__Dataset excerpt__:
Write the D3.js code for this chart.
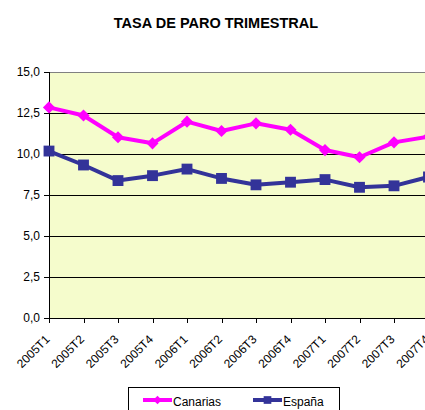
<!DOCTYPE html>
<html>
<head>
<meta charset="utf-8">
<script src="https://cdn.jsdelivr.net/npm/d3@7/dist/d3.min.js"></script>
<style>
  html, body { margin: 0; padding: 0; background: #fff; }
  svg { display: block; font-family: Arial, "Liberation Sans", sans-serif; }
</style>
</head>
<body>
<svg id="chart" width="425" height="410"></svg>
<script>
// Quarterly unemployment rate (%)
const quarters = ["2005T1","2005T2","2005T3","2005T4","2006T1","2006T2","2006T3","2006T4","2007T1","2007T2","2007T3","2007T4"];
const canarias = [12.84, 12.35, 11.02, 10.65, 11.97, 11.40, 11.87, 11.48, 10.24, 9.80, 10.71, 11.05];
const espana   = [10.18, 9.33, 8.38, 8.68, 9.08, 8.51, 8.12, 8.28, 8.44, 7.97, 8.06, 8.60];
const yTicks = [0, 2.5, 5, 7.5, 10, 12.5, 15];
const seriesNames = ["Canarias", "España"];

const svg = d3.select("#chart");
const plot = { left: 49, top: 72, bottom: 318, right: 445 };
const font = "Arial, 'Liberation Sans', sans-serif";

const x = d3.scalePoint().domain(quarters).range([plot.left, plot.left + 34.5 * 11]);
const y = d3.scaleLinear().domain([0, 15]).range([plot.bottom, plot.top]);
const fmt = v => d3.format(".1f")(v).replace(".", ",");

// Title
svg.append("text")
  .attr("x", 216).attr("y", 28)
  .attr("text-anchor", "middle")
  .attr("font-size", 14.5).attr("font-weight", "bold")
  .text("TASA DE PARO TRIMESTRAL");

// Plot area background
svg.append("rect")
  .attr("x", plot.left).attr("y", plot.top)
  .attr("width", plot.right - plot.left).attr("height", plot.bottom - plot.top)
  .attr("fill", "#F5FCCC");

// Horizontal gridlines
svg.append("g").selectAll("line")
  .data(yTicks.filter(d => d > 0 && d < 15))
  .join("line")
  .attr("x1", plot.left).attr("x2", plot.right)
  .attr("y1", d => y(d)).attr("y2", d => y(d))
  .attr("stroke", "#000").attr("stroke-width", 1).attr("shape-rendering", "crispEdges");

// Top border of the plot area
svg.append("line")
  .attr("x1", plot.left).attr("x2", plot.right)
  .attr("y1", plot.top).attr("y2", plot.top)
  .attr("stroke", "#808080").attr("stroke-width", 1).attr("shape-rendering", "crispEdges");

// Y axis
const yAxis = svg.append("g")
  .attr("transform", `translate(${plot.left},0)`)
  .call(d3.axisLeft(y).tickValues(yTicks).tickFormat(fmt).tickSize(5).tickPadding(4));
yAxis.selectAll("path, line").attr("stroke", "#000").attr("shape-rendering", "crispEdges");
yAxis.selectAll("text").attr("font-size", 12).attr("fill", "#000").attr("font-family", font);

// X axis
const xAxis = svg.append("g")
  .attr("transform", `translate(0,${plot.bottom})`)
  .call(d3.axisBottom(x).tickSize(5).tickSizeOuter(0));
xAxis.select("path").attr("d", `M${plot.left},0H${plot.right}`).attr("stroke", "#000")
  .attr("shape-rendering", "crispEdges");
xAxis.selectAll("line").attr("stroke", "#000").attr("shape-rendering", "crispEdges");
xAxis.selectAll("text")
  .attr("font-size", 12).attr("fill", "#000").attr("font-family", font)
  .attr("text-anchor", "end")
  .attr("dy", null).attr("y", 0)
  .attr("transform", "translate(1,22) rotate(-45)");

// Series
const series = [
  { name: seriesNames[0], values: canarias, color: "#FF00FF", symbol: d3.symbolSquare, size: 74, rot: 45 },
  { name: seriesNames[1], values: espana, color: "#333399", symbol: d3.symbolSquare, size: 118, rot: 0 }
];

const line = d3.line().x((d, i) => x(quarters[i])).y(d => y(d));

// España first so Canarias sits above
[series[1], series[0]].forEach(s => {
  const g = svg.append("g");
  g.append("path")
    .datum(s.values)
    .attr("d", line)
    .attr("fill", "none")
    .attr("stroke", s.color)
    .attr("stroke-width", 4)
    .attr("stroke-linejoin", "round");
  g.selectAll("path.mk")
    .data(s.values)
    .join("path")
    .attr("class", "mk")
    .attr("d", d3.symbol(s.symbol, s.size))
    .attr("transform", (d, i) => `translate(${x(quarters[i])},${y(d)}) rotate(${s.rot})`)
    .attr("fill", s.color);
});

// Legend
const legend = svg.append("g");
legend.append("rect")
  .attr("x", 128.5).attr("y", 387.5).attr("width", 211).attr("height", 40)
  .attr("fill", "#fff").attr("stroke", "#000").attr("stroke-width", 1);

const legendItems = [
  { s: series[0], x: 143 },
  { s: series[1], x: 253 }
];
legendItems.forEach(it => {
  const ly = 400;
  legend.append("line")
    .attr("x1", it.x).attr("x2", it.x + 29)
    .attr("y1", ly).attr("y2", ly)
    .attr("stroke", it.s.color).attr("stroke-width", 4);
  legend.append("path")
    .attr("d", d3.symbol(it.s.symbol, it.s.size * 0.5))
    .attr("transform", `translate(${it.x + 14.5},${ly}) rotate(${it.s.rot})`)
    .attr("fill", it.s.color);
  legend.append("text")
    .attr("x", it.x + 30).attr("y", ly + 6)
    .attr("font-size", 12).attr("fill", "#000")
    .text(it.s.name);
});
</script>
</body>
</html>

__Task to complete__:
Without including any picture, repeat the data exactly.

__Solution for this exercise__:
Write the D3.js code for this chart.
<!DOCTYPE html>
<html>
<head>
<meta charset="utf-8">
<script src="https://cdn.jsdelivr.net/npm/d3@7/dist/d3.min.js"></script>
<style>
  html, body { margin: 0; padding: 0; background: #fff; }
  svg { display: block; font-family: Arial, "Liberation Sans", sans-serif; }
</style>
</head>
<body>
<svg id="chart" width="425" height="410"></svg>
<script>
// Quarterly unemployment rate (%)
const quarters = ["2005T1","2005T2","2005T3","2005T4","2006T1","2006T2","2006T3","2006T4","2007T1","2007T2","2007T3","2007T4"];
const canarias = [12.84, 12.35, 11.02, 10.65, 11.97, 11.40, 11.87, 11.48, 10.24, 9.80, 10.71, 11.05];
const espana   = [10.18, 9.33, 8.38, 8.68, 9.08, 8.51, 8.12, 8.28, 8.44, 7.97, 8.06, 8.60];
const yTicks = [0, 2.5, 5, 7.5, 10, 12.5, 15];
const seriesNames = ["Canarias", "España"];

const svg = d3.select("#chart");
const plot = { left: 49, top: 72, bottom: 318, right: 445 };
const font = "Arial, 'Liberation Sans', sans-serif";

const x = d3.scalePoint().domain(quarters).range([plot.left, plot.left + 34.5 * 11]);
const y = d3.scaleLinear().domain([0, 15]).range([plot.bottom, plot.top]);
const fmt = v => d3.format(".1f")(v).replace(".", ",");

// Title
svg.append("text")
  .attr("x", 216).attr("y", 28)
  .attr("text-anchor", "middle")
  .attr("font-size", 14.5).attr("font-weight", "bold")
  .text("TASA DE PARO TRIMESTRAL");

// Plot area background
svg.append("rect")
  .attr("x", plot.left).attr("y", plot.top)
  .attr("width", plot.right - plot.left).attr("height", plot.bottom - plot.top)
  .attr("fill", "#F5FCCC");

// Horizontal gridlines
svg.append("g").selectAll("line")
  .data(yTicks.filter(d => d > 0 && d < 15))
  .join("line")
  .attr("x1", plot.left).attr("x2", plot.right)
  .attr("y1", d => y(d)).attr("y2", d => y(d))
  .attr("stroke", "#000").attr("stroke-width", 1).attr("shape-rendering", "crispEdges");

// Top border of the plot area
svg.append("line")
  .attr("x1", plot.left).attr("x2", plot.right)
  .attr("y1", plot.top).attr("y2", plot.top)
  .attr("stroke", "#808080").attr("stroke-width", 1).attr("shape-rendering", "crispEdges");

// Y axis
const yAxis = svg.append("g")
  .attr("transform", `translate(${plot.left},0)`)
  .call(d3.axisLeft(y).tickValues(yTicks).tickFormat(fmt).tickSize(5).tickPadding(4));
yAxis.selectAll("path, line").attr("stroke", "#000").attr("shape-rendering", "crispEdges");
yAxis.selectAll("text").attr("font-size", 12).attr("fill", "#000").attr("font-family", font);

// X axis
const xAxis = svg.append("g")
  .attr("transform", `translate(0,${plot.bottom})`)
  .call(d3.axisBottom(x).tickSize(5).tickSizeOuter(0));
xAxis.select("path").attr("d", `M${plot.left},0H${plot.right}`).attr("stroke", "#000")
  .attr("shape-rendering", "crispEdges");
xAxis.selectAll("line").attr("stroke", "#000").attr("shape-rendering", "crispEdges");
xAxis.selectAll("text")
  .attr("font-size", 12).attr("fill", "#000").attr("font-family", font)
  .attr("text-anchor", "end")
  .attr("dy", null).attr("y", 0)
  .attr("transform", "translate(1,22) rotate(-45)");

// Series
const series = [
  { name: seriesNames[0], values: canarias, color: "#FF00FF", symbol: d3.symbolSquare, size: 74, rot: 45 },
  { name: seriesNames[1], values: espana, color: "#333399", symbol: d3.symbolSquare, size: 118, rot: 0 }
];

const line = d3.line().x((d, i) => x(quarters[i])).y(d => y(d));

// España first so Canarias sits above
[series[1], series[0]].forEach(s => {
  const g = svg.append("g");
  g.append("path")
    .datum(s.values)
    .attr("d", line)
    .attr("fill", "none")
    .attr("stroke", s.color)
    .attr("stroke-width", 4)
    .attr("stroke-linejoin", "round");
  g.selectAll("path.mk")
    .data(s.values)
    .join("path")
    .attr("class", "mk")
    .attr("d", d3.symbol(s.symbol, s.size))
    .attr("transform", (d, i) => `translate(${x(quarters[i])},${y(d)}) rotate(${s.rot})`)
    .attr("fill", s.color);
});

// Legend
const legend = svg.append("g");
legend.append("rect")
  .attr("x", 128.5).attr("y", 387.5).attr("width", 211).attr("height", 40)
  .attr("fill", "#fff").attr("stroke", "#000").attr("stroke-width", 1);

const legendItems = [
  { s: series[0], x: 143 },
  { s: series[1], x: 253 }
];
legendItems.forEach(it => {
  const ly = 400;
  legend.append("line")
    .attr("x1", it.x).attr("x2", it.x + 29)
    .attr("y1", ly).attr("y2", ly)
    .attr("stroke", it.s.color).attr("stroke-width", 4);
  legend.append("path")
    .attr("d", d3.symbol(it.s.symbol, it.s.size * 0.5))
    .attr("transform", `translate(${it.x + 14.5},${ly}) rotate(${it.s.rot})`)
    .attr("fill", it.s.color);
  legend.append("text")
    .attr("x", it.x + 30).attr("y", ly + 6)
    .attr("font-size", 12).attr("fill", "#000")
    .text(it.s.name);
});
</script>
</body>
</html>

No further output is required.